After Declaring Itself Debt-Free, The Mount Looks To The Future

Sep 30, 2015

The former estate of Pulitzer Prize-winning writer Edith Wharton is debt free for the first time in decades.

In 2008, The Mount owed $8.5 million to lenders and was threatened with foreclosure. Missed fundraising marks led to the financial troubles. Now, the debt has been shaken thanks to a yearlong fundraising campaign, according to Executive Director Susan Wissler.

“It opens up so many opportunities for us,” Wissler said. “Rather than looking to solve the problems of the past it allows us to focus very closely on our future.”

With the debt retired, The Mount will save more than $200,000 a year, which will support its annual $1.8 million operating budget. The nonprofit staffed by 12 full-time year-round employees does not have an endowment and raises roughly half of its budget from private sources. Wissler, who moved up from deputy director to her current role during the financial issues in 2008, says being debt free will help development efforts like readapting the site’s stable to serve as the attraction’s primary cultural and education center along with other expansions.

“We’re standing on Edith Wharton’s roof and looking at our fence line which is about 50 yards beyond the formal gardens. But that’s not the original boundary line of the property. The original boundary extended way beyond the swamp and the trees down to the shores of Laurel Lake which you can just see through the forest. Our hope, [with] a lot of parties involved, but I think is a win-win situation for everyone, is to create a network of trails throughout all of this acreage for the benefit of the community.”

More than 40,000 people visit the 50-acre National Historical Landmark in Lenox each year, a 40 percent jump since 2008. Outside of the organization’s efforts, Wissler says The Mount has benefitted from a renewed interest in Edith Wharton and her work, like The Age of Innocence, Ethan Frome and The House of Mirth.

“She was a keen observer of the Gilded Age and the very moneyed-class of New York City which was her childhood home,” Wissler said. “I think a lot of her observations and criticisms frankly – people find hugely relevant in today’s economic times. I also think that her insights into the human condition, the issues of love versus responsibility and social justice – those issues are still very relevant even today.”

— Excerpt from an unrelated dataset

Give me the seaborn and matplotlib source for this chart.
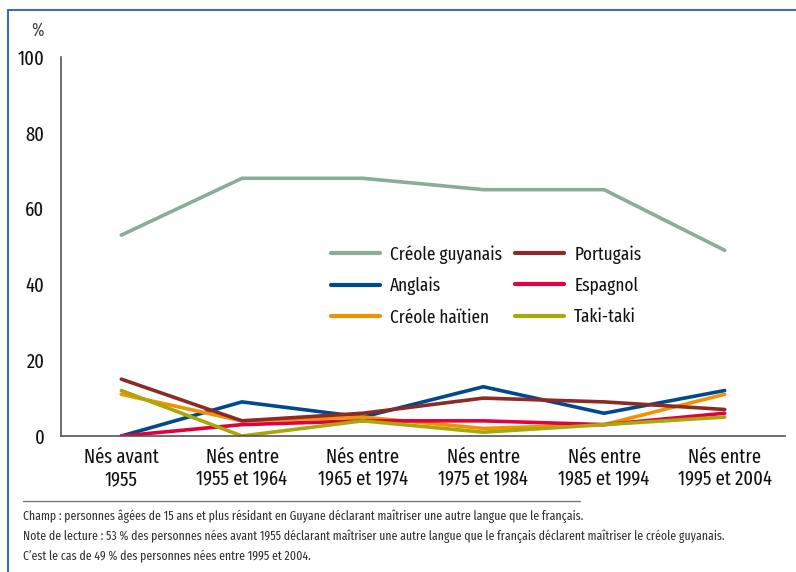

Wissler says a number of young writers are also reengaging with Wharton’s literary collections, which go beyond novels and short stories to include writings from the front lines of World War I. Through partnerships with 40 institutions in the Berkshires and elsewhere, The Mount has expanded programming beyond literary and historical talks by hosting theater from Shakespeare & Company, weekly jazz events that draw some 600 people and a series of sculptures that dot the grounds.

A Wharton Scholar who has published a book on the author, Irene Goldman-Price serves on The Mount’s board.

“The Mount is now the literary haven,” Goldman-Price said. “We’ve also had Tanglewood, for a long time we’ve had The Mahaiwe and we’ve always had the Berkshire Theatre Festival. So we’ve had a lot of places for music and theater, but these are specifically literary events. I think that enhances the cultural life of the Berkshires by having that.”

Edith Wharton designed her home, which was built in 1902. She lived there until 1911. The building served as private residences and home to Shakespeare & Company. In 1980 the Edith Wharton Restoration formed and received funding to buy the property. The house officially opened to the public in 2002.

To thank the community for ongoing support, Berkshire County residents can visit The Mount for free throughout October.